The functional roles of MMPs in tumor neovascularization are intrinsically associated with a specific aspect of aggressive cancer, i.e. the nature of vessels utilized for metastatic tumor cell dissemination [225,226]. Addressing this aspect poises additional questions pertinent to the regulation of tumor vascularization by MMPs, including: 1) Do tumor cells intravasate into the newly-formed vasculature of the primary tumor, i.e. does the angiogenic vasculature serve as conduits for tumor cell dissemination? If so, the pro-metastatic role of MMPs in tumor cell dissemination would critically depend on the overall outcome of positive and negative MMP contributions to tumor angiogenesis and vasculogenesis.
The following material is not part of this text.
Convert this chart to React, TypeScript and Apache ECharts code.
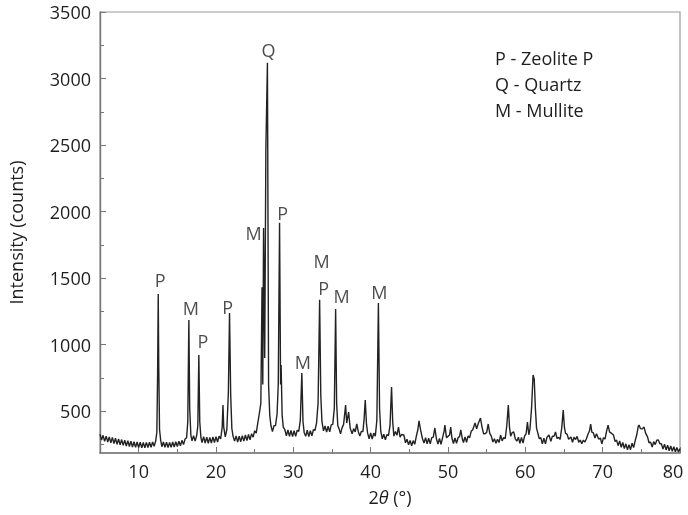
import { useEffect, useRef } from "react";
import * as echarts from "echarts";

// XRD scan: [2θ (°), intensity (counts)]
const scan: [number, number][] = [
  [5.0, 326], [5.2, 282], [5.4, 318], [5.6, 272], [5.8, 312], [6.0, 268], [6.2, 306], [6.4, 262], [6.6, 302], [6.8, 256],
  [7.0, 296], [7.2, 250], [7.4, 290], [7.6, 246], [7.8, 286], [8.0, 242], [8.2, 282], [8.4, 238], [8.6, 278], [8.8, 234],
  [9.0, 274], [9.2, 230], [9.4, 270], [9.6, 228], [9.8, 268], [10.0, 226], [10.2, 266], [10.4, 224], [10.6, 264], [10.8, 224],
  [11.0, 264], [11.2, 226], [11.4, 266], [11.6, 228], [11.8, 268], [12.0, 236], [12.2, 275], [12.35, 340], [12.45, 780], [12.53, 1381],
  [12.6, 820], [12.7, 360], [12.85, 280], [13.0, 232], [13.2, 268], [13.4, 228], [13.6, 266], [13.8, 226], [14.0, 264], [14.2, 228],
  [14.4, 268], [14.6, 230], [14.8, 270], [15.0, 234], [15.2, 274], [15.4, 240], [15.6, 280], [15.8, 248], [16.0, 290], [16.2, 300],
  [16.35, 420], [16.49, 1185], [16.6, 520], [16.75, 320], [16.9, 276], [17.1, 316], [17.3, 274], [17.5, 316], [17.65, 390], [17.78, 922],
  [17.9, 420], [18.05, 300], [18.2, 264], [18.4, 308], [18.6, 260], [18.8, 304], [19.0, 258], [19.2, 302], [19.4, 260], [19.6, 306],
  [19.8, 264], [20.0, 308], [20.2, 268], [20.4, 312], [20.6, 290], [20.8, 380], [20.9, 546], [21.0, 380], [21.2, 306], [21.4, 360],
  [21.6, 640], [21.75, 1238], [21.9, 620], [22.05, 370], [22.2, 312], [22.4, 274], [22.6, 314], [22.8, 268], [23.0, 312], [23.2, 270],
  [23.4, 316], [23.6, 274], [23.8, 320], [24.0, 278], [24.2, 324], [24.4, 284], [24.6, 330], [24.8, 304], [25.0, 352], [25.2, 334],
  [25.4, 410], [25.6, 480], [25.8, 560], [25.95, 1430], [26.05, 700], [26.15, 1877], [26.3, 900], [26.45, 2480], [26.65, 3118], [26.8, 700],
  [26.95, 470], [27.1, 392], [27.3, 346], [27.5, 390], [27.7, 392], [27.9, 480], [28.05, 700], [28.22, 1915], [28.35, 700], [28.42, 847],
  [28.55, 470], [28.7, 380], [28.9, 360], [29.1, 314], [29.3, 358], [29.5, 310], [29.7, 354], [29.9, 308], [30.1, 352], [30.3, 310],
  [30.5, 356], [30.7, 348], [30.9, 430], [31.1, 787], [31.25, 420], [31.4, 340], [31.6, 310], [31.8, 356], [32.0, 308], [32.2, 352],
  [32.4, 314], [32.6, 360], [32.8, 356], [33.0, 410], [33.2, 560], [33.4, 1336], [33.55, 620], [33.7, 420], [33.9, 352], [34.1, 388],
  [34.3, 342], [34.5, 386], [34.7, 344], [34.9, 396], [35.1, 400], [35.3, 520], [35.47, 1268], [35.6, 560], [35.75, 390], [35.9, 370],
  [36.1, 330], [36.3, 374], [36.5, 400], [36.76, 546], [36.9, 410], [37.15, 493], [37.35, 372], [37.6, 330], [37.8, 368], [38.0, 344],
  [38.2, 403], [38.4, 345], [38.6, 312], [38.8, 348], [39.0, 346], [39.15, 440], [39.3, 583], [39.45, 410], [39.6, 336], [39.8, 292],
  [40.0, 336], [40.2, 290], [40.4, 334], [40.6, 312], [40.8, 430], [41.0, 1313], [41.15, 520], [41.3, 352], [41.5, 292], [41.7, 326],
  [41.9, 284], [42.1, 324], [42.3, 316], [42.5, 390], [42.7, 681], [42.85, 420], [43.0, 312], [43.2, 346], [43.4, 318], [43.6, 380],
  [43.8, 304], [44.0, 324], [44.3, 320], [44.5, 262], [44.7, 288], [44.9, 246], [45.1, 280], [45.3, 240], [45.5, 278], [45.7, 250],
  [45.9, 310], [46.1, 360], [46.25, 426], [46.45, 360], [46.7, 292], [46.9, 260], [47.1, 300], [47.3, 254], [47.5, 296], [47.7, 254],
  [47.9, 300], [48.1, 305], [48.3, 373], [48.5, 292], [48.7, 252], [48.9, 294], [49.1, 250], [49.3, 300], [49.5, 350], [49.6, 395],
  [49.8, 300], [50.0, 310], [50.2, 320], [50.35, 380], [50.5, 300], [50.7, 256], [50.9, 298], [51.1, 258], [51.3, 300], [51.5, 310],
  [51.65, 358], [51.85, 292], [52.0, 264], [52.2, 306], [52.4, 266], [52.6, 314], [52.8, 300], [53.0, 348], [53.2, 360], [53.5, 411],
  [53.7, 366], [53.9, 405], [54.2, 448], [54.4, 380], [54.6, 330], [54.8, 330], [55.0, 340], [55.2, 403], [55.4, 332], [55.6, 312],
  [55.8, 268], [56.0, 292], [56.2, 258], [56.4, 288], [56.6, 264], [56.8, 320], [57.0, 276], [57.2, 302], [57.4, 292], [57.6, 390],
  [57.8, 546], [57.95, 380], [58.1, 312], [58.3, 338], [58.5, 343], [58.7, 292], [58.9, 274], [59.1, 304], [59.3, 258], [59.5, 302],
  [59.7, 260], [59.9, 312], [60.1, 330], [60.27, 418], [60.45, 322], [60.6, 366], [60.8, 520], [61.0, 772], [61.15, 740], [61.3, 520],
  [61.45, 372], [61.6, 338], [61.8, 292], [62.0, 300], [62.2, 254], [62.4, 296], [62.6, 254], [62.8, 304], [63.06, 320], [63.3, 272],
  [63.5, 312], [63.7, 310], [63.9, 343], [64.1, 294], [64.3, 302], [64.5, 288], [64.7, 370], [64.9, 508], [65.05, 380], [65.2, 332],
  [65.4, 326], [65.6, 288], [65.9, 305], [66.1, 266], [66.3, 304], [66.5, 286], [66.7, 310], [66.9, 266], [67.1, 282], [67.3, 254],
  [67.5, 282], [67.7, 268], [67.9, 292], [68.1, 326], [68.3, 352], [68.45, 403], [68.6, 342], [68.8, 336], [69.0, 298], [69.2, 330],
  [69.5, 288], [69.7, 298], [69.9, 254], [70.1, 300], [70.3, 290], [70.5, 348], [70.7, 395], [70.9, 342], [71.1, 336], [71.4, 320],
  [71.6, 272], [71.8, 282], [72.0, 240], [72.2, 276], [72.4, 228], [72.6, 264], [72.8, 218], [73.0, 254], [73.2, 210], [73.4, 248],
  [73.6, 210], [73.8, 258], [74.0, 226], [74.2, 276], [74.4, 320], [74.6, 385], [74.7, 395], [74.9, 368], [75.1, 366], [75.35, 380],
  [75.55, 334], [75.8, 306], [76.0, 262], [76.2, 266], [76.4, 230], [76.6, 270], [76.8, 248], [77.0, 282], [77.2, 283], [77.4, 254],
  [77.6, 254], [77.8, 214], [78.0, 252], [78.2, 208], [78.4, 244], [78.6, 202], [78.8, 238], [79.0, 198], [79.2, 232], [79.4, 194],
  [79.6, 226], [79.8, 192], [80.0, 218],
];

// Phase assignments of the indexed reflections
const peakPhases = ["P", "M", "P", "P", "M", "Q", "P", "M", "P", "M", "M", "M"];
const peakTwoTheta = [12.53, 16.49, 17.78, 21.75, 26.15, 26.65, 28.22, 31.1, 33.4, 33.4, 35.47, 41.0];
const peakCounts = [1381, 1185, 922, 1238, 1877, 3118, 1915, 787, 1336, 1336, 1268, 1313];

const legendLines = ["P - Zeolite P", "Q - Quartz", "M - Mullite"];

const yMajorTicks = [500, 1000, 1500, 2000, 2500, 3000, 3500];
const yMinorTicks = [250, 750, 1250, 1750, 2250, 2750, 3250];
const xMajorTicks = [10, 20, 30, 40, 50, 60, 70, 80];
const xMinorTicks = [15, 25, 35, 45, 55, 65, 75];

const FONT = "'Open Sans', 'Noto Sans', sans-serif";
const TEXT = "#1e1e1e";
const AXIS = "#777";

export default function App() {
  const ref = useRef<HTMLDivElement>(null);

  useEffect(() => {
    if (!ref.current) return;
    const chart = echarts.init(ref.current, undefined, { renderer: "svg" });

    // label placement around each peak top: [dx, dy] in px
    const labelShift: [number, number][] = [
      [2, -14], [2, -12], [4, -14], [-2, -6], [-10, 5], [1, -13],
      [3, -10], [1, -11], [4, -12], [2, -39], [6, -13], [1, -11],
    ];

    const yBase = { type: "value" as const, min: 185, max: 3500, splitLine: { show: false } };
    const xBase = { type: "value" as const, min: 5, max: 80, splitLine: { show: false } };

    chart.setOption({
      animation: false,
      textStyle: { fontFamily: FONT },
      grid: {
        left: 100,
        right: 8,
        top: 12,
        bottom: 62,
        outerBoundsMode: "none",
        containLabel: false,
        show: true,
        borderColor: "#999",
        borderWidth: 1.2,
        backgroundColor: "transparent",
      },
      xAxis: [
        {
          ...xBase,
          position: "bottom",
          axisLine: { show: true, lineStyle: { color: AXIS, width: 1.6 } },
          axisTick: { show: true, inside: true, length: 6, customValues: xMajorTicks, lineStyle: { color: AXIS } },
          axisLabel: {
            show: true,
            customValues: xMajorTicks,
            fontSize: 18,
            color: TEXT,
            margin: 9,
            fontFamily: FONT,
            // the last label sits a little left of the frame corner
            formatter: (v: number) => (v === 80 ? "{edge|80}" : String(v)),
            rich: {
              edge: { fontSize: 18, color: TEXT, fontFamily: FONT, padding: [0, 14, 0, 0] },
            },
          },
          name: "{n|2}{t|θ}{n| (°)}",
          nameLocation: "middle",
          nameGap: 35,
          nameTextStyle: {
            rich: {
              n: { fontSize: 18, color: TEXT, fontFamily: FONT },
              t: { fontSize: 18, color: TEXT, fontFamily: FONT, fontStyle: "italic" },
            },
          },
        },
        {
          ...xBase,
          position: "bottom",
          axisLine: { show: false },
          axisTick: { show: true, inside: true, length: 4, customValues: xMinorTicks, lineStyle: { color: AXIS } },
          axisLabel: { show: false },
        },
      ],
      yAxis: [
        {
          ...yBase,
          position: "left",
          axisLine: { show: true, lineStyle: { color: AXIS, width: 1.4 } },
          axisTick: { show: true, inside: true, length: 6, customValues: yMajorTicks, lineStyle: { color: AXIS } },
          axisLabel: {
            show: true,
            customValues: yMajorTicks,
            fontSize: 18,
            color: TEXT,
            margin: 9,
            fontFamily: FONT,
            formatter: (v: number) => String(v),
          },
          name: "Intensity (counts)",
          nameLocation: "middle",
          nameGap: 75,
          nameTextStyle: { fontSize: 18, color: TEXT, fontFamily: FONT },
        },
        {
          ...yBase,
          position: "left",
          axisLine: { show: false },
          axisTick: { show: true, inside: true, length: 4, customValues: yMinorTicks, lineStyle: { color: AXIS } },
          axisLabel: { show: false },
        },
      ],
      series: [
        {
          type: "line",
          xAxisIndex: 0,
          yAxisIndex: 0,
          data: scan,
          showSymbol: false,
          symbol: "none",
          lineStyle: { color: "#222", width: 1.4 },
          silent: true,
          z: 2,
        },
        {
          type: "scatter",
          xAxisIndex: 0,
          yAxisIndex: 0,
          symbolSize: 0,
          silent: true,
          z: 3,
          data: peakPhases.map((phase, i) => [peakTwoTheta[i], peakCounts[i], phase]),
          label: {
            show: true,
            position: "inside",
            align: "center",
            verticalAlign: "middle",
            fontSize: 18,
            color: TEXT,
            fontFamily: FONT,
            formatter: (p: any) => p.value[2],
          },
          labelLayout: (p: any) => ({
            dx: labelShift[p.dataIndex][0],
            dy: labelShift[p.dataIndex][1],
            hideOverlap: false,
          }),
        },
      ],
      graphic: legendLines.map((line, i) => ({
        type: "text",
        left: 495,
        top: 49 + i * 26,
        style: { text: line, fontSize: 18, fill: TEXT, fontFamily: FONT },
        silent: true,
      })),
    });

    return () => chart.dispose();
  }, []);

  return (
    <div
      ref={ref}
      style={{ position: "fixed", left: 0, top: 0, width: 688, height: 515 }}
    />
  );
}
Although there is general agreement that tumor neovascularization is linked to and required for tumor metastasis, there is a relative paucity of experimental evidence directly demonstrating intravasation of tumor cells into angiogenic capillaries, rather than into pre-established blood vessels [45]. Moreover, recent evidence indicates that even if cancer dissemination occurs through tumor-induced angiogenic vessels, it might be efficient only at the early stages of angiogenic network development, i.e. before endothelial cell normalization [227]. It would be of particular interest to analyze whether MMPs are involved in this normalization of the vasculature. 2) If disseminating tumor cells, however, intravasate into the pre-established vasculature (either hematogenous or lymphatic), do MMPs facilitate cancer dissemination via those vessels co-opted by the tumor or surrounding the tumor? If implemented, this scenario apparently would critically depend on MMP-mediated proteolytic modifications of tumor ECM, especially at the tumor border, assisting the escape, invasion, directional migration towards and subsequent intravasation of tumor cells into pre-existing blood vessels. This scenario would also imply that MMP-assisted tumor dissemination might, paradoxically, be independent of those functions of MMPs, which are directly related to tumor neovascularization such as angiogenic switching, growth factor release and recruitment of progenitor cells. These aspects of MMP pleiotropic functionality remain experimentally unexplored, awaiting further research for their resolution.